Chan, who considers every day to be Earth Day, says many of the plastic caps find their way into the water and wind up in the Pacific Ocean, where they've formed a mass.

Most municipalities in the region contract with a recycling firm that doesn't recycle lids and tops.

Chan recently met with Danville Rotarian Scott Singeley, who's pushing for his organization to take charge and put out cans to collect the caps to be properly recycled. Chan says she'll even provide the cans.

There are alternatives. Hair care company Aveda is encouraging schools across the country to hold their own recycling drives for caps and Aveda will foot the shipping bill. For people to recycle directly with Aveda, the company has a site that can direct them to the nearest facility by zip code at

http://www.aveda.com/templates/door/locator.tmpl.

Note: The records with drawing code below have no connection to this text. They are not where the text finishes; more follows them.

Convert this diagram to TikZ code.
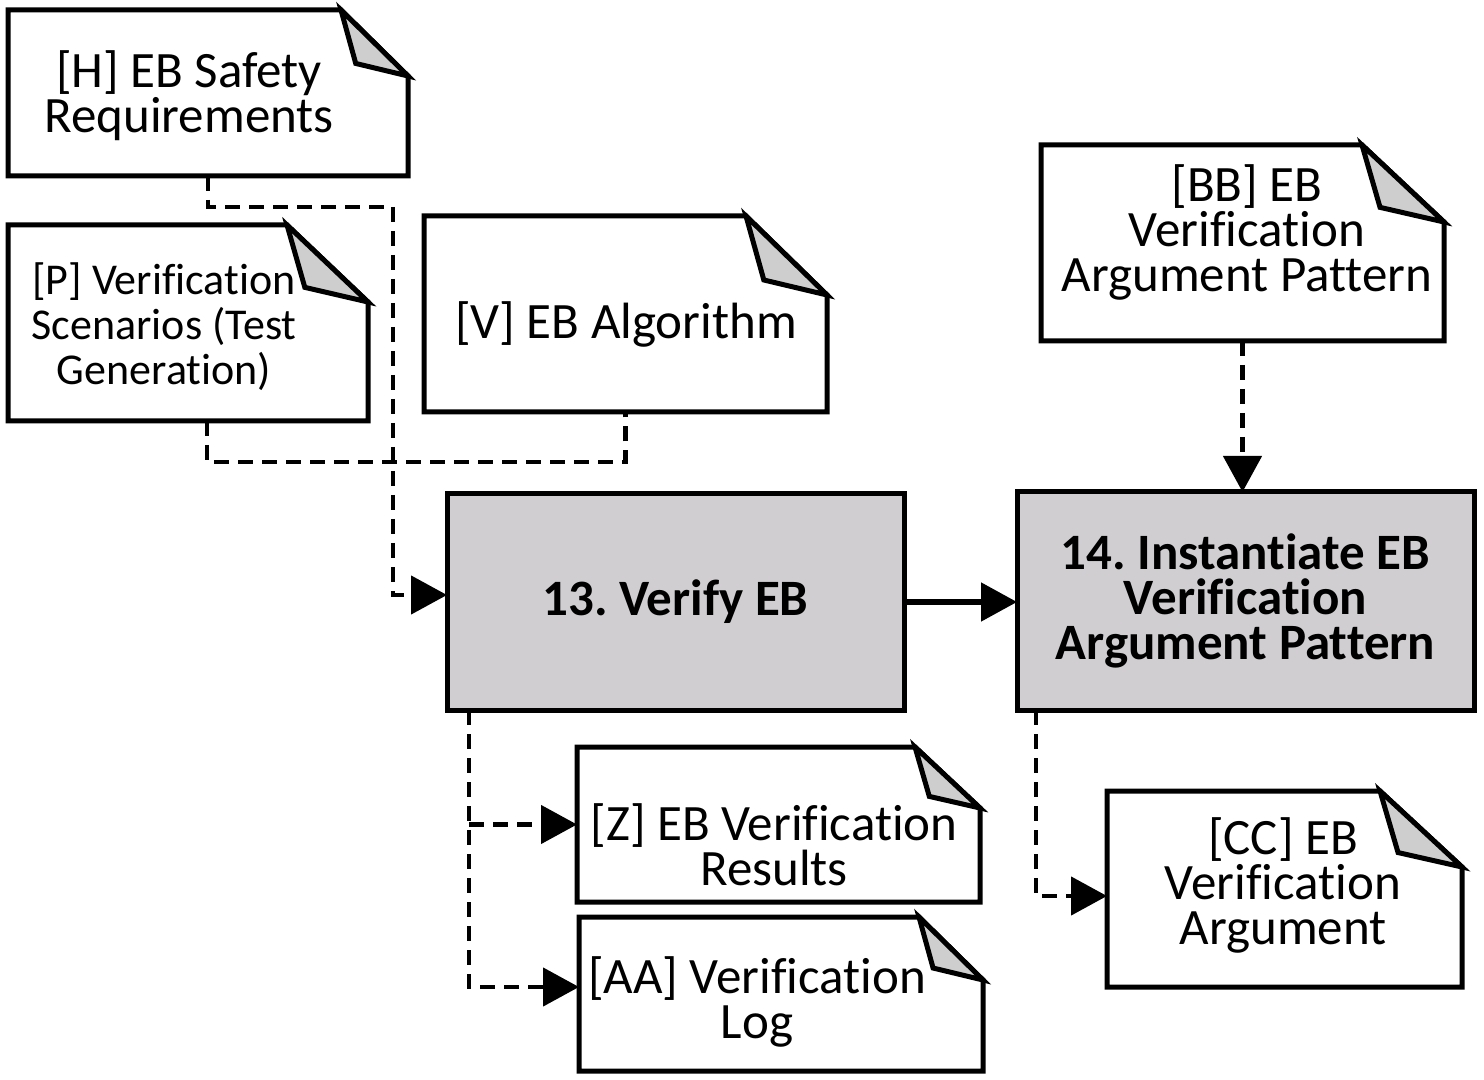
\documentclass[tikz,border=0pt]{standalone}
\usepackage{fontspec}
\setmainfont[Ligatures={NoCommon}]{Carlito}
\usetikzlibrary{calc,arrows.meta}
\definecolor{procgray}{RGB}{208,206,209}
\definecolor{foldgray}{RGB}{206,206,206}
\newcommand\docfold[3]{%
  \draw[docline,fill=white] (#1.north west) -- ($(#1.north east)+(-#2,0)$) -- ($(#1.north east)+(0,#3)$) -- (#1.south east) -- (#1.south west) -- cycle;
  \draw[docline,fill=foldgray] ($(#1.north east)+(-#2,0)$) -- ($(#1.north east)+(-0.78*#2,0.81*#3)$) -- ($(#1.north east)+(0,#3)$) -- cycle;}
\frenchspacing
\begin{document}
\begin{tikzpicture}[x=0.5pt,y=-0.5pt,
  frame/.style={rectangle,inner sep=0pt,outer sep=0pt},
  docline/.style={line width=2.5pt,line join=miter},
  proc/.style={frame,draw,line width=2.5pt,fill=procgray,align=center,
    font={\bfseries\fontsize{25.5pt}{22.5pt}\selectfont\lineskiplimit=-100pt}},
  doctext/.style={align=center,inner sep=0pt,
    font={\fontsize{25.5pt}{22.5pt}\selectfont\lineskiplimit=-100pt}},
  smalltext/.style={align=center,inner sep=0pt,
    font={\fontsize{22pt}{22.5pt}\selectfont\lineskiplimit=-100pt}},
  dashline/.style={line width=2.3pt,dash pattern=on 7.5pt off 4.5pt},
  tip/.style={-{Triangle[length=18pt,width=19pt]}}
]
\useasboundingbox (0,0) rectangle (1484,1080);

% document frames
\node[frame,minimum width=200pt,minimum height=83pt] (h) at (208,93) {};
\node[frame,minimum width=180pt,minimum height=98pt] (p) at (188,323) {};
\node[frame,minimum width=201.5pt,minimum height=98pt] (v) at (625.5,314) {};
\node[frame,minimum width=201.5pt,minimum height=98pt] (bb) at (1242.5,243) {};
\node[frame,minimum width=201.5pt,minimum height=77.5pt] (z) at (778.5,824.5) {};
\node[frame,minimum width=202pt,minimum height=77pt] (aa) at (781,994) {};
\node[frame,minimum width=177.5pt,minimum height=98pt] (cc) at (1284.5,889) {};

\docfold{h}{67}{66}
\docfold{p}{81}{77}
\docfold{v}{81}{79}
\docfold{bb}{82}{77}
\docfold{z}{65}{61}
\docfold{aa}{64}{63}
\docfold{cc}{82}{76}

% process boxes
\node[proc,minimum width=228.5pt,minimum height=108pt] (v13) at (675.5,602) {13. Verify EB};
\node[proc,minimum width=228.5pt,minimum height=109pt] (v14) at (1245.5,601) {14. Instantiate EB\\Verification\\Argument Pattern};

% document texts
\node[doctext] (tH) at (189,96) {[H] EB Safety\\Requirements};
\node[smalltext] (tP) at (164,327) {[P] Verification\\Scenarios (Test\\Generation)};
\node[doctext] (tV) at (626,324) {[V] EB Algorithm};
\node[doctext] (tBB) at (1247,232) {[BB] EB\\Verification\\Argument Pattern};
\node[doctext] (tZ) at (774,845) {[Z] EB Verification\\Results};
\node[doctext] (tAA) at (757,1002) {[AA] Verification\\Log};
\node[doctext] (tCC) at (1283,885) {[CC] EB\\Verification\\Argument};

% connectors
\coordinate (j1) at (393,207);
\draw[dashline,tip] (h.south) |- (j1) |- ($(v13.west)+(0,-7)$);
\draw[dashline] ($(p.south)+(19,0)$) -- ++(0,41) -| (v.south);
\draw[line width=2.5pt,tip] (v13.east) -- (v13.east -| v14.west);
\draw[dashline,tip] (bb.south) -- (bb.south |- v14.north);
\coordinate (k) at ($(v13.south west)+(22,0)$);
\draw[dashline,tip] (k) |- ($(aa.west)+(0,-7)$);
\draw[dashline,tip] (k |- z.west) -- (z.west);
\coordinate (m) at ($(v14.south west)+(19,0)$);
\draw[dashline,tip] (m) |- ($(cc.west)+(0,7)$);
\end{tikzpicture}
\end{document}
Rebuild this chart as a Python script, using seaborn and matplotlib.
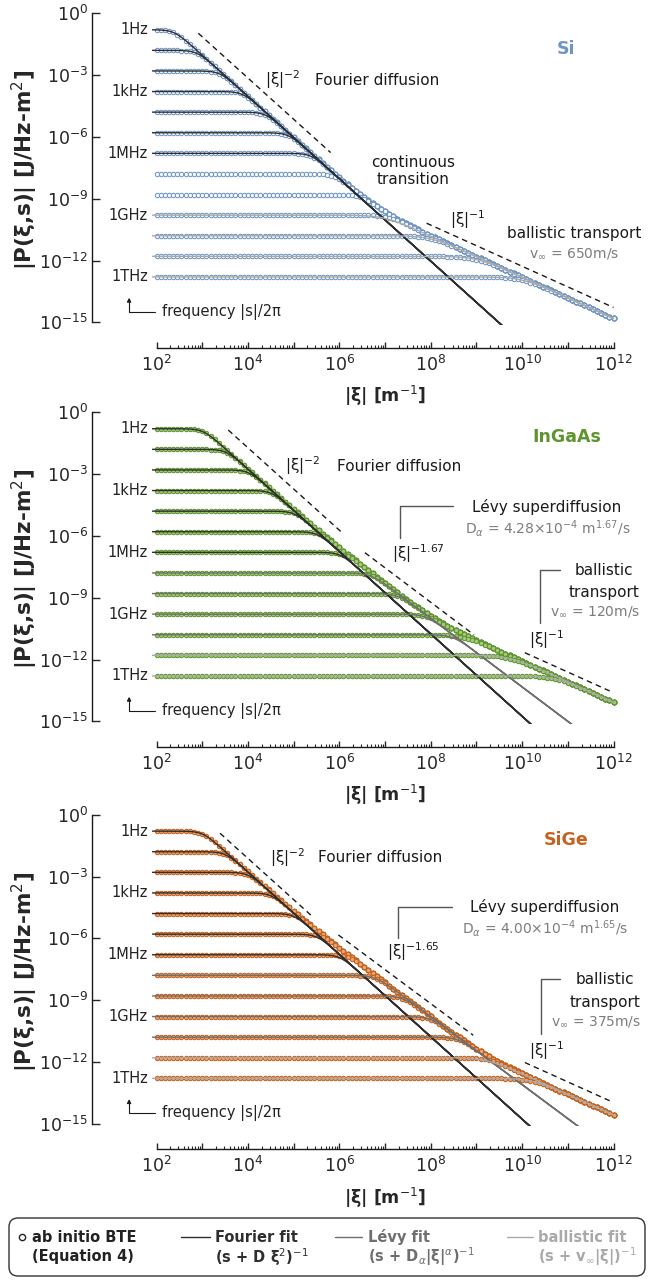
import numpy as np
import pandas as pd
import matplotlib
matplotlib.use("Agg")
import matplotlib.pyplot as plt
import seaborn as sns
from matplotlib.patches import FancyBboxPatch
from matplotlib.ticker import FixedLocator, NullFormatter, FuncFormatter, NullLocator

# ---------------- data ----------------
freq_exponents = np.arange(0, 13)                 # |s|/2pi = 10^k Hz : 1 Hz ... 1 THz
freq_label_text = ["1Hz", "", "", "1kHz", "", "", "1MHz", "", "", "1GHz", "", "", "1THz"]
xi_min_exp, xi_max_exp, pts_per_decade = 2, 12, 11

materials = ["Si", "InGaAs", "SiGe"]
material_colors = ["#6d95c8", "#5f9530", "#c5621f"]
material_faces = ["#ffffff", "#a8cb7e", "#eba672"]
D_fourier = [1.07e-4, 5.7e-6, 6.0e-6]            # m^2/s
D_levy = [None, 4.28e-4, 4.00e-4]                # m^alpha/s
alpha_levy = [None, 1.67, 1.65]
v_ballistic = [650.0, 120.0, 375.0]              # m/s
crossover_sharpness = [1.0, 2.0, 2.0]

fourier_fit_f = [list(range(0, 7)), list(range(0, 7)), list(range(0, 7))]
levy_fit_f = [[], list(range(7, 11)), list(range(7, 11))]
ballistic_fit_f = [list(range(9, 13)), list(range(11, 13)), list(range(11, 13))]

# dashed guide lines: slope, log10 prefactor, log10 xi range
guide_slopes = [[2, 1], [2, 1.67, 1], [2, 1.65, 1]]
guide_logK = [[4.86, -2.28], [6.28, 4.14, -1.61], [5.88, 4.03, -1.97]]
guide_xi_start = [[2.915, 7.91], [3.57, 6.56, 10.06], [3.39, 5.98, 10.06]]
guide_xi_end = [[5.81, 12.0], [6.03, 8.95, 11.98], [5.40, 8.93, 11.98]]

FOURIER_C, LEVY_C, BALL_C = "#2e2e2e", "#6f6f6f", "#a9a9a9"
GRAY_TXT = "#7d7d7d"


def response(omega, gamma):
    return np.abs(1.0 / (1j * omega + gamma))


def bte_rate(xi, m):
    rates = [D_fourier[m] * xi ** 2, v_ballistic[m] * xi]
    if D_levy[m] is not None:
        rates.append(D_levy[m] * xi ** alpha_levy[m])
    n = crossover_sharpness[m]
    return sum(r ** (-n) for r in rates) ** (-1.0 / n)


# ---------------- figure ----------------
sns.set_theme(style="ticks")
plt.rcParams["font.family"] = ["DejaVu Sans"]
plt.rcParams["mathtext.fontset"] = "dejavusans"

W, H = 654, 1283
fig = plt.figure(figsize=(W / 100, H / 100), dpi=100)

pxx, pxy = 45.7, 20.6
x_left = 156.5 - 0.1 * pxx
ax_w = 10.2 * pxx
y0_px = [13.3, 412.3, 814.7]
ytop, ybot = 0.5, -15.12

xi_data = np.logspace(xi_min_exp, xi_max_exp, (xi_max_exp - xi_min_exp) * pts_per_decade + 1)
xi_fit = np.logspace(1.9, 12, 600)

texts = [
    [("|ξ|$^{-2}$", 4.77, -3.24, "center", "k", 11, "normal"),
     ("Fourier diffusion", 5.47, -3.24, "left", "k", 11, "normal"),
     ("continuous\ntransition", 7.61, -7.66, "center", "k", 11, "normal"),
     ("|ξ|$^{-1}$", 8.81, -10.03, "center", "k", 11, "normal"),
     ("ballistic transport", 11.14, -10.68, "center", "k", 11, "normal"),
     ("v$_\\infty$ = 650m/s", 11.14, -11.65, "center", GRAY_TXT, 10, "normal"),
     ("Si", 10.96, -1.75, "center", material_colors[0], 12.5, "bold")],
    [("|ξ|$^{-2}$", 5.21, -2.61, "center", "k", 11, "normal"),
     ("Fourier diffusion", 5.94, -2.61, "left", "k", 11, "normal"),
     ("Lévy superdiffusion", 10.54, -4.58, "center", "k", 11, "normal"),
     ("D$_\\alpha$ = 4.28×10$^{-4}$ m$^{1.67}$/s", 10.57, -5.62, "center", GRAY_TXT, 10, "normal"),
     ("|ξ|$^{-1.67}$", 7.73, -6.88, "center", "k", 11, "normal"),
     ("ballistic", 11.79, -7.66, "center", "k", 11, "normal"),
     ("transport", 11.79, -8.74, "center", "k", 11, "normal"),
     ("v$_\\infty$ = 120m/s", 11.6, -9.68, "center", GRAY_TXT, 10, "normal"),
     ("|ξ|$^{-1}$", 10.54, -11.05, "center", "k", 11, "normal"),
     ("InGaAs", 10.98, -1.18, "center", material_colors[1], 12.5, "bold")],
    [("|ξ|$^{-2}$", 4.87, -2.07, "center", "k", 11, "normal"),
     ("Fourier diffusion", 5.54, -2.07, "left", "k", 11, "normal"),
     ("Lévy superdiffusion", 10.50, -4.47, "center", "k", 11, "normal"),
     ("D$_\\alpha$ = 4.00×10$^{-4}$ m$^{1.65}$/s", 10.50, -5.51, "center", GRAY_TXT, 10, "normal"),
     ("|ξ|$^{-1.65}$", 7.61, -6.65, "center", "k", 11, "normal"),
     ("ballistic", 11.81, -8.02, "center", "k", 11, "normal"),
     ("transport", 11.81, -9.11, "center", "k", 11, "normal"),
     ("v$_\\infty$ = 375m/s", 11.62, -10.05, "center", GRAY_TXT, 10, "normal"),
     ("|ξ|$^{-1}$", 10.54, -11.46, "center", "k", 11, "normal"),
     ("SiGe", 10.96, -1.23, "center", material_colors[2], 12.5, "bold")],
]
brackets = [
    [],
    [[(7.33, -6.12), (7.33, -4.55), (8.49, -4.55)], [(10.39, -10.24), (10.39, -7.66), (10.83, -7.66)]],
    [[(7.29, -6.0), (7.29, -4.50), (8.46, -4.50)], [(10.41, -10.65), (10.41, -7.99), (10.83, -7.99)]],
]

for m, mat in enumerate(materials):
    top = y0_px[m] - ytop * pxy
    h = (ytop - ybot) * pxy
    ax = fig.add_axes([x_left / W, 1 - (top + h) / H, ax_w / W, h / H])
    ax.patch.set_visible(False)
    ax.set_xscale("log")
    ax.set_yscale("log")

    # BTE points
    rows = []
    for k in freq_exponents:
        om = 2 * np.pi * 10.0 ** k
        P = response(om, bte_rate(xi_data, m))
        rows.append(pd.DataFrame({"xi": xi_data, "P": P, "f": k}))
    df = pd.concat(rows, ignore_index=True)
    sns.scatterplot(data=df, x="xi", y="P", ax=ax, marker="o", s=10,
                    color=material_colors[m], facecolor=material_faces[m],
                    edgecolor=material_colors[m], linewidth=0.75, legend=False, zorder=2)

    # fit lines
    fit_sets = [(fourier_fit_f[m], lambda x: D_fourier[m] * x ** 2, FOURIER_C),
                (levy_fit_f[m], (lambda x: D_levy[m] * x ** alpha_levy[m]) if D_levy[m] else None, LEVY_C),
                (ballistic_fit_f[m], lambda x: v_ballistic[m] * x, BALL_C)]
    for flist, gfun, col in fit_sets:
        if not flist:
            continue
        fr = []
        for k in flist:
            om = 2 * np.pi * 10.0 ** k
            fr.append(pd.DataFrame({"xi": xi_fit, "P": response(om, gfun(xi_fit)), "f": k}))
        dff = pd.concat(fr, ignore_index=True)
        sns.lineplot(data=dff, x="xi", y="P", units="f", estimator=None, ax=ax,
                     color=col, lw=1.0, legend=False, zorder=3)

    # dashed guides
    for n, lk, a, b in zip(guide_slopes[m], guide_logK[m], guide_xi_start[m], guide_xi_end[m]):
        gx = np.logspace(a, b, 20)
        ax.plot(gx, 10 ** lk * gx ** (-n), color="k", lw=1.0, ls=(0, (4, 3)), zorder=4)

    # brackets
    for br in brackets[m]:
        bx = [10 ** p[0] for p in br]
        by = [10 ** p[1] for p in br]
        ax.plot(bx, by, color="#555555", lw=1.0, clip_on=False)

    # texts
    for t, lx, ly, ha, col, fs, fw in texts[m]:
        ax.text(10 ** lx, 10 ** ly, t, ha=ha, va="center", color=col, fontsize=fs,
                fontweight=fw, linespacing=1.15)

    # frequency labels
    for k, lab in zip(freq_exponents, freq_label_text):
        if lab:
            ax.text(10 ** 1.81, 1 / (2 * np.pi * 10.0 ** k), lab, ha="right", va="center",
                    fontsize=10.5, color="#222222")
    ax.text(10 ** 2.11, 10 ** -14.49, "frequency |s|/2π", ha="left", va="center",
            fontsize=10.5, color="#222222")
    ax.annotate("", xy=(10 ** 1.40, 10 ** -13.8), xytext=(10 ** 1.97, 10 ** -14.49),
                arrowprops=dict(arrowstyle="-|>", connectionstyle="angle,angleA=0,angleB=90,rad=0",
                                shrinkA=0, shrinkB=0, lw=0.8, color="k", mutation_scale=6),
                annotation_clip=False)

    # axes styling
    ax.set_xlim(10 ** 1.9, 10 ** 12.1)
    ax.set_ylim(10 ** ybot, 10 ** ytop)
    for s in ["top", "right"]:
        ax.spines[s].set_visible(False)
    ax.spines["left"].set_position(("outward", 42.9))
    ax.spines["left"].set_bounds(1e-15, 1e0)
    ax.spines["bottom"].set_position(("outward", 16.5))
    ax.spines["bottom"].set_bounds(1e2, 1e12)
    for s in ["left", "bottom"]:
        ax.spines[s].set_linewidth(1.0)
        ax.spines[s].set_color("k")
    ax.yaxis.set_major_locator(FixedLocator(10.0 ** np.arange(0, -16, -3)))
    ax.yaxis.set_minor_locator(NullLocator())
    ax.xaxis.set_major_locator(FixedLocator(10.0 ** np.arange(2, 13)))
    ax.xaxis.set_major_formatter(FuncFormatter(
        lambda v, p: ("$\\mathdefault{10^{%d}}$" % round(np.log10(v))) if round(np.log10(v)) % 2 == 0 else ""))
    ax.xaxis.set_minor_locator(FixedLocator([j * 10.0 ** e for e in range(2, 12) for j in range(2, 10)]))
    ax.xaxis.set_minor_formatter(NullFormatter())
    ax.tick_params(axis="y", which="major", direction="in", length=5.5, width=1.0, labelsize=12.5, pad=3)
    ax.tick_params(axis="x", which="major", direction="in", length=4.5, width=1.0, labelsize=12.5, pad=5)
    ax.tick_params(axis="x", which="minor", direction="in", length=2.0, width=0.8)
    ax.set_xlabel("|ξ| [m$^{-1}$]", fontsize=12.5, fontweight="bold")
    ax.xaxis.set_label_coords(0.5, -0.185)
    ax.set_ylabel("|P(ξ,s)| [J/Hz-m$^2$]", fontsize=15.5, fontweight="bold")
    ax.yaxis.set_label_coords((40 - x_left) / ax_w, 0.48)
    ax.grid(False)

# ---------------- legend ----------------
lax = fig.add_axes([8 / W, 1 - 1277 / H, 638 / W, 60 / H])
lax.set_xlim(0, 638)
lax.set_ylim(60, 0)
lax.axis("off")
lax.add_patch(FancyBboxPatch((1, 1), 636, 58, boxstyle="round,pad=0,rounding_size=9",
                             fc="white", ec="#333333", lw=1.0))
r1, r2 = 20, 40
lax.plot([14], [r1], marker="o", ms=4.5, mfc="white", mec="#222222", mew=1.0, ls="")
lax.text(24, r1, "ab initio BTE", fontsize=10.5, fontweight="bold", va="center", color="#222222")
lax.text(24, r2, "(Equation 4)", fontsize=10.5, fontweight="bold", va="center", color="#222222")
legend_items = [(173, 202, 207, FOURIER_C, "Fourier fit", "(s + D ξ$^2$)$^{-1}$"),
                (327, 354, 360, LEVY_C, "Lévy fit", "(s + D$_\\alpha$|ξ|$^\\alpha$)$^{-1}$"),
                (499, 525, 530, BALL_C, "ballistic fit", "(s + v$_\\infty$|ξ|)$^{-1}$")]
for x0, x1, xt, col, l1, l2 in legend_items:
    lax.plot([x0, x1], [r1, r1], color=col, lw=1.0)
    lax.text(xt, r1, l1, fontsize=10.5, fontweight="bold", va="center", color=col)
    lax.text(xt, r2, l2, fontsize=10.5, fontweight="bold", va="center", color=col)

fig.savefig("out.png", dpi=100)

A Valley Waste Management representative said she often refers people to www.earth911.com as well.

Chan says some contractors do recycle lids, which include everything from spray cans to shampoo bottles and even the caps from markers. She says the first step is to check with the recycler directly and ask them.

Comments

1 person likes this
Posted by CRV
a resident of Canyon Creek
on Apr 20, 2010 at 8:04 am

PEOPLE TAKE YOUR PLASTICS TO CRV STATION AT THE LUCKYS SHOPPING CENTER. REMOVE THE PLASTIC CAPS, PUT THE BOTTLE THROUGH THE AUTO COUNTER, GET YOUR FULL CRV BACK, THEN PUT ALL THE CAPS AND OTHER PLASTIC PRODUCTS IN THE CRV STATIONS CANS FOR WEIGHING AND GET PAID BY WEIGHT FOR YOUR CAPS AND OTHER PLASTIC PRODUCTS. BEEN THIS WAY FOR YEARS. STOP BEING A SHEEP AND FOLLOWING WHAT EVERYONE ELSE DOES.


Like this comment
Posted by Lee
a resident of Another Pleasanton neighborhood
on Apr 20, 2010 at 8:38 am

We used to do this with all our plastic bottles, until the lines got so long at the CRV station that it took too long to get to the machines! We could come back numerous times on a Saturday and the lines were still too long! We gave up on that.

Is there another CRV station in town to go to? Anyone know?


Like this comment
Posted by Curious
a resident of Del Prado
on Apr 20, 2010 at 10:00 am

To the Editor- Why are you rinsing out a water bottle? Isn't that a waste of another precious resource, namely water? Why not just replace the cap on the empty bottle and toss it in the recycle bin or better yet, don't purchase bottled water in the first place and use a reusable water bottle. Pleasanton water is very good, but even if you do not like the idea of tap water, you can always put a filter on your tap or use a Brita.


Like this comment
Posted by Anna Chan, The Lemon Lady
a resident of Another Pleasanton neighborhood
on Apr 24, 2010 at 11:05 pm

Anonymous comments:
Please think beyond the water bottle. Plastic caps and lids are on far more products than only water bottles. Think plastic toothpaste, shampoo, salad dressing, mayonnaise, peanut butter, laundry detergent, prescription bottles. I'm sure you get the picture, by now. So...now what?

www.thelemonlady.blogspot.com CLICK EARTH DAY RACCOON for all my research about plastic caps and lids! Thank you.

Contact: AnnaAndAva@gmail.com for a collection container!


Like this comment
Posted by Pleasanton Water is NOT very good
a resident of Danbury Park
on Apr 26, 2010 at 12:40 pm

Curious, you certainly don't know your water.
Pleasanton water uses so much high mineral well water
that it clogs the plumbing, builds up on the dishes, leaves water spots on the cars
- esp. if they get the overspray from the irrigation.

I had hoped the new filtration system on Santa Rita would help, but maybe it is not yet in service?
When they get too bad, I take my shower valve and nozzles apart now and then and clean by soaking in vinegar vinegar. Also have to clean the lawn sprinkler nozzles when they get clogged.
Does anyone know how to get the white spots off the car paint?